- **Set exercise**
Write out the data below exactly as given, without any of its pictures.
--- START OF Data extract ---
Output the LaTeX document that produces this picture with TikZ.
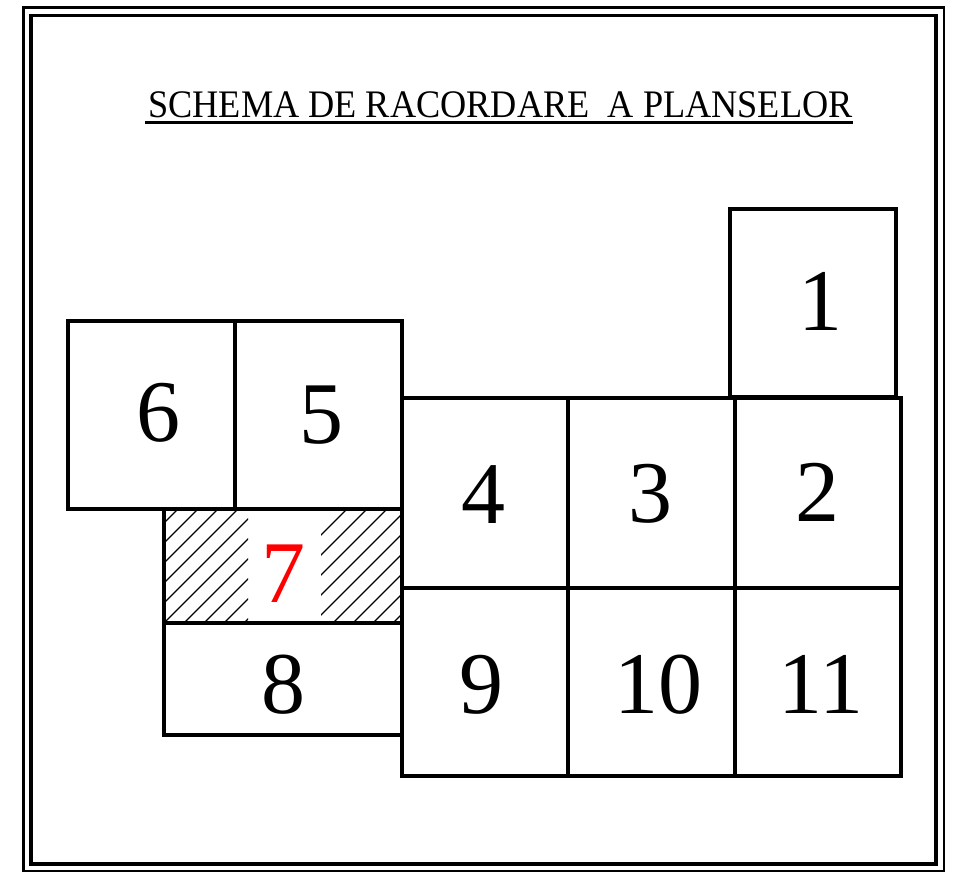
\documentclass[tikz,border=0pt]{standalone}
\usepackage{fontspec}
\setmainfont{Liberation Serif}
\begin{document}
\begin{tikzpicture}[x=1pt,y=-1pt,
  sheet/.style={draw=black,line width=3.3pt},
  outerframe/.style={draw=black,line width=2.8pt},
  innerframe/.style={draw=black,line width=3.6pt},
  num/.style={anchor=base,inner sep=0pt,font=\fontsize{88}{88}\selectfont},
  hatchline/.style={draw=black,line width=1.1pt}]
\useasboundingbox (0,0) rectangle (954,876);
% double frame
\draw[outerframe] (23.5,7.5) rectangle (944,871);
\draw[innerframe] (31,15.5) rectangle (936,864);
% title
\node[anchor=base,inner sep=0pt,font=\fontsize{39}{39}\selectfont] (title) at (500.5,117)
  {\scalebox{0.93}[1]{SCHEMA DE RACORDARE\ \ A PLANSELOR}};
\draw[line width=3pt] (145,122.5) -- (853,122.5);
% hatch of sheet 7
\begin{scope}
  \clip (164,509) rectangle (248,623);
  \foreach \i in {-120,-100,...,100} \draw[hatchline] (164+\i,623) -- ++(130,-130);
\end{scope}
\begin{scope}
  \clip (321,509) rectangle (402,623);
  \foreach \i in {-100,-80,...,100} \draw[hatchline] (321+\i+12,623) -- ++(130,-130);
\end{scope}
% sheets
\draw[sheet] (730,209) rectangle (896,397);
\draw[sheet] (68,321) rectangle (235,509);
\draw[sheet] (235,321) rectangle (402,509);
\draw[sheet] (164,509) rectangle (402,623);
\draw[sheet] (164,623) rectangle (402,735);
\draw[sheet] (402,398) rectangle (568,588);
\draw[sheet] (568,398) rectangle (735,588);
\draw[sheet] (735,398) rectangle (901,588);
\draw[sheet] (402,588) rectangle (568,776);
\draw[sheet] (568,588) rectangle (735,776);
\draw[sheet] (735,588) rectangle (901,776);
% numbers
\node[num] (n1) at (820,330) {1};
\node[num] (n2) at (817,521) {2};
\node[num] (n3) at (650,522) {3};
\node[num] (n4) at (483,523) {4};
\node[num] (n5) at (321,443) {5};
\node[num] (n6) at (158,441) {6};
\node[num,text=red] (n7) at (283,602) {7};
\node[num] (n8) at (283,713) {8};
\node[num] (n9) at (481,713) {9};
\node[num] (n10) at (658,713) {10};
\node[num] (n11) at (821,713) {11};
\end{tikzpicture}
\end{document}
--- END OF Data extract ---
- **Reply**
Output the LaTeX document that produces this picture with TikZ.
\documentclass[tikz,border=0pt]{standalone}
\usepackage{fontspec}
\setmainfont{Liberation Serif}
\begin{document}
\begin{tikzpicture}[x=1pt,y=-1pt,
  sheet/.style={draw=black,line width=3.3pt},
  outerframe/.style={draw=black,line width=2.8pt},
  innerframe/.style={draw=black,line width=3.6pt},
  num/.style={anchor=base,inner sep=0pt,font=\fontsize{88}{88}\selectfont},
  hatchline/.style={draw=black,line width=1.1pt}]
\useasboundingbox (0,0) rectangle (954,876);
% double frame
\draw[outerframe] (23.5,7.5) rectangle (944,871);
\draw[innerframe] (31,15.5) rectangle (936,864);
% title
\node[anchor=base,inner sep=0pt,font=\fontsize{39}{39}\selectfont] (title) at (500.5,117)
  {\scalebox{0.93}[1]{SCHEMA DE RACORDARE\ \ A PLANSELOR}};
\draw[line width=3pt] (145,122.5) -- (853,122.5);
% hatch of sheet 7
\begin{scope}
  \clip (164,509) rectangle (248,623);
  \foreach \i in {-120,-100,...,100} \draw[hatchline] (164+\i,623) -- ++(130,-130);
\end{scope}
\begin{scope}
  \clip (321,509) rectangle (402,623);
  \foreach \i in {-100,-80,...,100} \draw[hatchline] (321+\i+12,623) -- ++(130,-130);
\end{scope}
% sheets
\draw[sheet] (730,209) rectangle (896,397);
\draw[sheet] (68,321) rectangle (235,509);
\draw[sheet] (235,321) rectangle (402,509);
\draw[sheet] (164,509) rectangle (402,623);
\draw[sheet] (164,623) rectangle (402,735);
\draw[sheet] (402,398) rectangle (568,588);
\draw[sheet] (568,398) rectangle (735,588);
\draw[sheet] (735,398) rectangle (901,588);
\draw[sheet] (402,588) rectangle (568,776);
\draw[sheet] (568,588) rectangle (735,776);
\draw[sheet] (735,588) rectangle (901,776);
% numbers
\node[num] (n1) at (820,330) {1};
\node[num] (n2) at (817,521) {2};
\node[num] (n3) at (650,522) {3};
\node[num] (n4) at (483,523) {4};
\node[num] (n5) at (321,443) {5};
\node[num] (n6) at (158,441) {6};
\node[num,text=red] (n7) at (283,602) {7};
\node[num] (n8) at (283,713) {8};
\node[num] (n9) at (481,713) {9};
\node[num] (n10) at (658,713) {10};
\node[num] (n11) at (821,713) {11};
\end{tikzpicture}
\end{document}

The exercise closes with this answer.